• [Supplied information]

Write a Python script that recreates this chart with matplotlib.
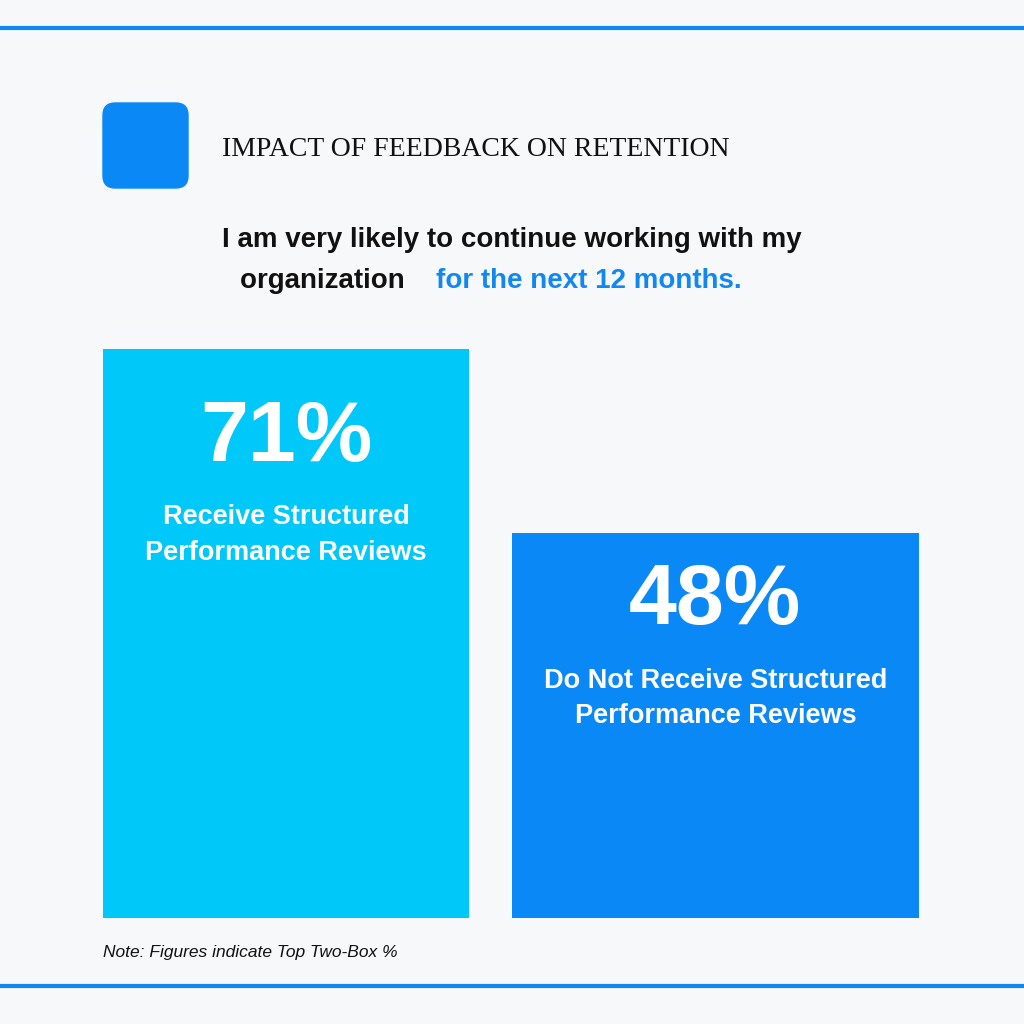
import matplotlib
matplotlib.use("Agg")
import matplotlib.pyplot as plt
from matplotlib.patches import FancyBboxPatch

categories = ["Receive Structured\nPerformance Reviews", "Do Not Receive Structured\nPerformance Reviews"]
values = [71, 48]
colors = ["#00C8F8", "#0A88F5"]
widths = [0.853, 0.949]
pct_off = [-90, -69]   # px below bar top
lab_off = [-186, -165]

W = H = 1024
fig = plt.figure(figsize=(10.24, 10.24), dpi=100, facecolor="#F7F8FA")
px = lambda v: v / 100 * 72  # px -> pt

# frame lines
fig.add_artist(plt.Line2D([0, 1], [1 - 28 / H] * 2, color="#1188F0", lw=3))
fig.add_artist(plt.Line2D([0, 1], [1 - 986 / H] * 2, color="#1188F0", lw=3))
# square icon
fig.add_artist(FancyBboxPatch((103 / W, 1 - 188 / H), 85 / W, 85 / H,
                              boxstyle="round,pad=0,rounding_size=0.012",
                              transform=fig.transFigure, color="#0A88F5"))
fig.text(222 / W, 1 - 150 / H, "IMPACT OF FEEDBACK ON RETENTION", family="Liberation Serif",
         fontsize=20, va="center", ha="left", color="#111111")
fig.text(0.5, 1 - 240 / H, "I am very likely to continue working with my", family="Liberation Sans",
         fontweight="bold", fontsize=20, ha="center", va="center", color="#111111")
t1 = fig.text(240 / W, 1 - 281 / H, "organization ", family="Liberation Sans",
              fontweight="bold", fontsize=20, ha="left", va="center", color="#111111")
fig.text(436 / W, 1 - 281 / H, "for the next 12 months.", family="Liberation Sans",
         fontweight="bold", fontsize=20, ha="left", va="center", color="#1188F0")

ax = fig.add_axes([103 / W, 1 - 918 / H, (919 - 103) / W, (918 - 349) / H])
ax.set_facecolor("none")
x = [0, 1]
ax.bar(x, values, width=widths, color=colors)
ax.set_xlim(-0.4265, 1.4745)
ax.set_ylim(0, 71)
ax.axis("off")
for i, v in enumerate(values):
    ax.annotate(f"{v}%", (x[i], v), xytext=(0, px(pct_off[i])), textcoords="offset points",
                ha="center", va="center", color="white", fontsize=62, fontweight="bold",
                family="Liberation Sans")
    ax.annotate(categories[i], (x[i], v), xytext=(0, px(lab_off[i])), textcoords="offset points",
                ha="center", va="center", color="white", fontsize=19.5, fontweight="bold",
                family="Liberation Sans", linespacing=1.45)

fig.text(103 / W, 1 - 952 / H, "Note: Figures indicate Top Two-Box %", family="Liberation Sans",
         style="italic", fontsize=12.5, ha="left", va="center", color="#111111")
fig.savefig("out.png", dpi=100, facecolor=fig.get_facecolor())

• [Your goal] From the first line above down to the line with "from matplotlib.patches import FancyBboxPatch", reproduce every line and no others, omitting pictures.

• [Answer for the task]
Write a Python script that recreates this chart with matplotlib.
import matplotlib
matplotlib.use("Agg")
import matplotlib.pyplot as plt
from matplotlib.patches import FancyBboxPatch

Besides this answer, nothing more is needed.